When Ireland gained independence women lost a lot. Things changed, such as the introduction of the marriage bar for women working in the civil service. Once you got married, you had to leave. This rule wended its way into other parts of the workforce over time. We had never been great at looking after women and children, but the new state didn’t think to address this. Instead, decisions were made to pay religious orders to provide “care” for women, including those who weren’t married but were pregnant. We know how this ended and we have never properly dealt with this legacy. Women were constitutionally categorised as belonging in the home, something which needs to go but is usually dismissed as an anachronism with no real meaning. I don’t agree; it is a horrible thing to read about yourself in your country’s constitution.

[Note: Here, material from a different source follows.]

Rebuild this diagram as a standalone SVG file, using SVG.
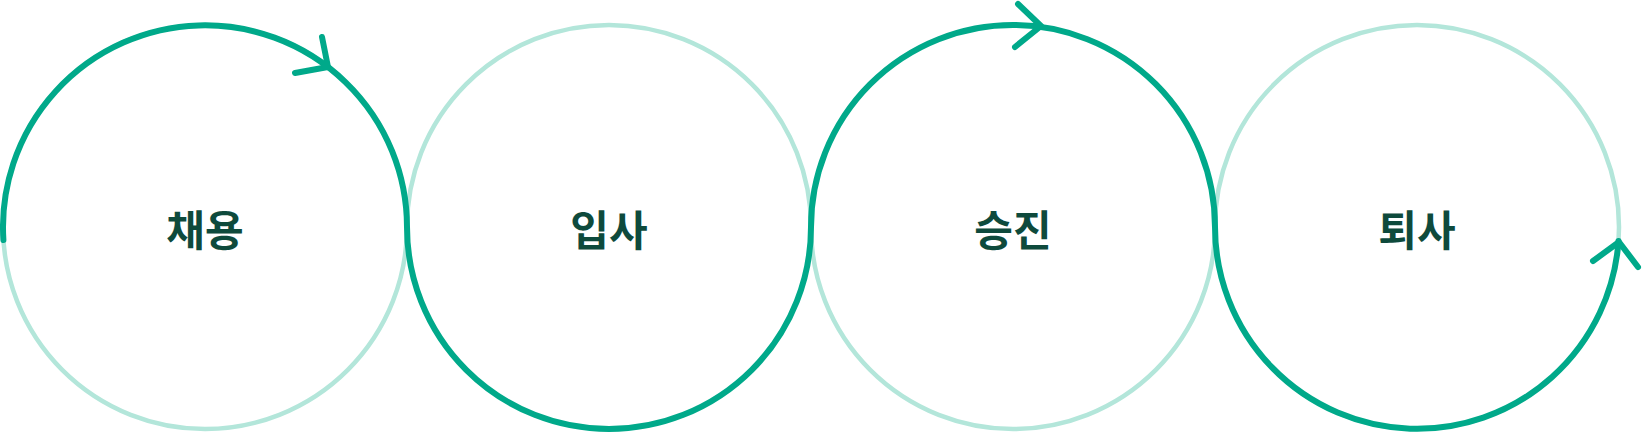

Would you leave, knowing the kind of things your new country is doing and saying about women? Would you stay, hoping that the birth of a nation meant some unpleasantness but an eventual working out of the things that a republic is supposed to be? We’ve long had a history of emigration, so packing up and leaving is part of almost every family’s story, mine included. People left, and returned, and made things better. We can change our constitution, and we do, frequently. We have moved forward since independence and this 1937 document. The one pictured above is one of several little blue books I own; this one is from 2018. Before we repealed the eighth. I’m keeping it, because I know how things can change and sometimes its good to have a reminder of what can happen and how it can happen and how hard you have to work to correct the trajectory of a nation.